*What to do*. Write out the entire listing below exactly as it appears, minus any pictures.

>> START Provided data

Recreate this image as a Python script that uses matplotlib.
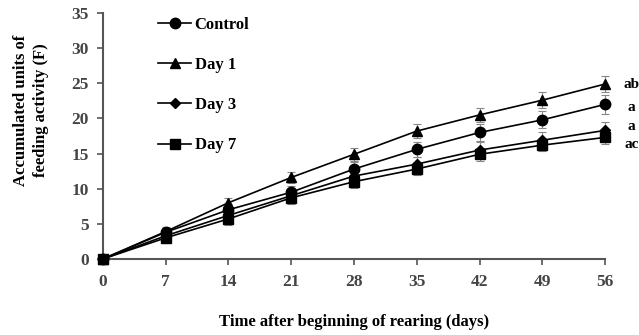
import matplotlib.pyplot as plt
from matplotlib.lines import Line2D
import numpy as np

plt.rcParams["font.family"] = ["Liberation Serif", "DejaVu Serif"]
plt.rcParams["font.weight"] = "bold"

days = [0, 7, 14, 21, 28, 35, 42, 49, 56]
control = [0, 3.8, 7.0, 9.5, 12.8, 15.6, 18.0, 19.8, 22.0]
day1 = [0, 3.9, 8.0, 11.6, 14.9, 18.2, 20.5, 22.6, 24.9]
day3 = [0, 3.3, 6.2, 9.0, 11.8, 13.5, 15.5, 16.9, 18.3]
day7 = [0, 3.0, 5.7, 8.7, 11.0, 12.8, 14.9, 16.2, 17.3]
err_control = [0, 0.6, 0.8, 0.9, 1.0, 1.1, 1.2, 1.2, 1.3]
err_day1 = [0, 0.6, 0.7, 0.8, 0.9, 1.0, 1.0, 1.1, 1.1]
err_day3 = [0, 0.7, 0.9, 1.0, 1.0, 1.0, 1.1, 1.1, 1.2]
err_day7 = [0, 0.8, 0.8, 0.9, 0.9, 0.9, 0.9, 0.9, 0.9]
letters = ["a", "ab", "a", "ac"]

series = [
    ("Control", control, err_control, "o", 7.5),
    ("Day 1", day1, err_day1, "^", 7.5),
    ("Day 3", day3, err_day3, "D", 5.5),
    ("Day 7", day7, err_day7, "s", 7),
]
# vertical nudges (points) so the letters near the end stay readable
letter_offsets = [-2, 0, 3, -5]

fig = plt.figure(figsize=(6.39, 3.35), dpi=100)
ax = fig.add_axes([0.161, 0.227, 0.786, 0.734])

axis_grey = "#555555"
handles = []
for (label, vals, err, marker, ms), let, dy in zip(series, letters, letter_offsets):
    ax.errorbar(days, vals, yerr=err, color="black", ecolor="#888888",
                elinewidth=0.8, capsize=3, capthick=0.8, lw=1.2,
                marker=marker, markersize=ms, clip_on=False, zorder=3)
    handles.append(Line2D([0], [0], color="black", lw=1.2, marker=marker,
                          markersize=ms, label=label))
    ax.annotate(let, xy=(days[-1], vals[-1]), xytext=(19, dy),
                textcoords="offset points", ha="center", va="center",
                fontsize=11, fontweight="bold", annotation_clip=False)

ax.set_xlim(0, 56)
ax.set_ylim(0, 35)
ax.set_xticks(days)
ax.set_yticks(np.arange(0, 36, 5))
for side in ["top", "right"]:
    ax.spines[side].set_visible(False)
for side in ["left", "bottom"]:
    ax.spines[side].set_color(axis_grey)
    ax.spines[side].set_linewidth(1.5)
ax.tick_params(axis="both", colors=axis_grey, labelsize=12.5, width=1.2,
               length=4, labelcolor="#444444")
ax.tick_params(axis="x", pad=7)
ax.tick_params(axis="y", pad=6)

ax.set_xlabel("Time after beginning of rearing (days)", fontsize=12,
              fontweight="bold", labelpad=17)
fig.text(31 / 639, 1 - 110 / 335, "Accumulated units of\nfeeding activity (F)",
         rotation=90, ha="center", va="center", multialignment="center",
         fontsize=12, fontweight="bold", linespacing=1.35)

ax.legend(handles=handles, loc="upper left", bbox_to_anchor=(0.08, 1.045),
          frameon=False, fontsize=12, labelspacing=1.45, handlelength=2.0,
          handletextpad=0.2)

plt.savefig("out.png", dpi=100)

>> END Provided data

*Answer to this exercise*.
Recreate this image as a Python script that uses matplotlib.
import matplotlib.pyplot as plt
from matplotlib.lines import Line2D
import numpy as np

plt.rcParams["font.family"] = ["Liberation Serif", "DejaVu Serif"]
plt.rcParams["font.weight"] = "bold"

days = [0, 7, 14, 21, 28, 35, 42, 49, 56]
control = [0, 3.8, 7.0, 9.5, 12.8, 15.6, 18.0, 19.8, 22.0]
day1 = [0, 3.9, 8.0, 11.6, 14.9, 18.2, 20.5, 22.6, 24.9]
day3 = [0, 3.3, 6.2, 9.0, 11.8, 13.5, 15.5, 16.9, 18.3]
day7 = [0, 3.0, 5.7, 8.7, 11.0, 12.8, 14.9, 16.2, 17.3]
err_control = [0, 0.6, 0.8, 0.9, 1.0, 1.1, 1.2, 1.2, 1.3]
err_day1 = [0, 0.6, 0.7, 0.8, 0.9, 1.0, 1.0, 1.1, 1.1]
err_day3 = [0, 0.7, 0.9, 1.0, 1.0, 1.0, 1.1, 1.1, 1.2]
err_day7 = [0, 0.8, 0.8, 0.9, 0.9, 0.9, 0.9, 0.9, 0.9]
letters = ["a", "ab", "a", "ac"]

series = [
    ("Control", control, err_control, "o", 7.5),
    ("Day 1", day1, err_day1, "^", 7.5),
    ("Day 3", day3, err_day3, "D", 5.5),
    ("Day 7", day7, err_day7, "s", 7),
]
# vertical nudges (points) so the letters near the end stay readable
letter_offsets = [-2, 0, 3, -5]

fig = plt.figure(figsize=(6.39, 3.35), dpi=100)
ax = fig.add_axes([0.161, 0.227, 0.786, 0.734])

axis_grey = "#555555"
handles = []
for (label, vals, err, marker, ms), let, dy in zip(series, letters, letter_offsets):
    ax.errorbar(days, vals, yerr=err, color="black", ecolor="#888888",
                elinewidth=0.8, capsize=3, capthick=0.8, lw=1.2,
                marker=marker, markersize=ms, clip_on=False, zorder=3)
    handles.append(Line2D([0], [0], color="black", lw=1.2, marker=marker,
                          markersize=ms, label=label))
    ax.annotate(let, xy=(days[-1], vals[-1]), xytext=(19, dy),
                textcoords="offset points", ha="center", va="center",
                fontsize=11, fontweight="bold", annotation_clip=False)

ax.set_xlim(0, 56)
ax.set_ylim(0, 35)
ax.set_xticks(days)
ax.set_yticks(np.arange(0, 36, 5))
for side in ["top", "right"]:
    ax.spines[side].set_visible(False)
for side in ["left", "bottom"]:
    ax.spines[side].set_color(axis_grey)
    ax.spines[side].set_linewidth(1.5)
ax.tick_params(axis="both", colors=axis_grey, labelsize=12.5, width=1.2,
               length=4, labelcolor="#444444")
ax.tick_params(axis="x", pad=7)
ax.tick_params(axis="y", pad=6)

ax.set_xlabel("Time after beginning of rearing (days)", fontsize=12,
              fontweight="bold", labelpad=17)
fig.text(31 / 639, 1 - 110 / 335, "Accumulated units of\nfeeding activity (F)",
         rotation=90, ha="center", va="center", multialignment="center",
         fontsize=12, fontweight="bold", linespacing=1.35)

ax.legend(handles=handles, loc="upper left", bbox_to_anchor=(0.08, 1.045),
          frameon=False, fontsize=12, labelspacing=1.45, handlelength=2.0,
          handletextpad=0.2)

plt.savefig("out.png", dpi=100)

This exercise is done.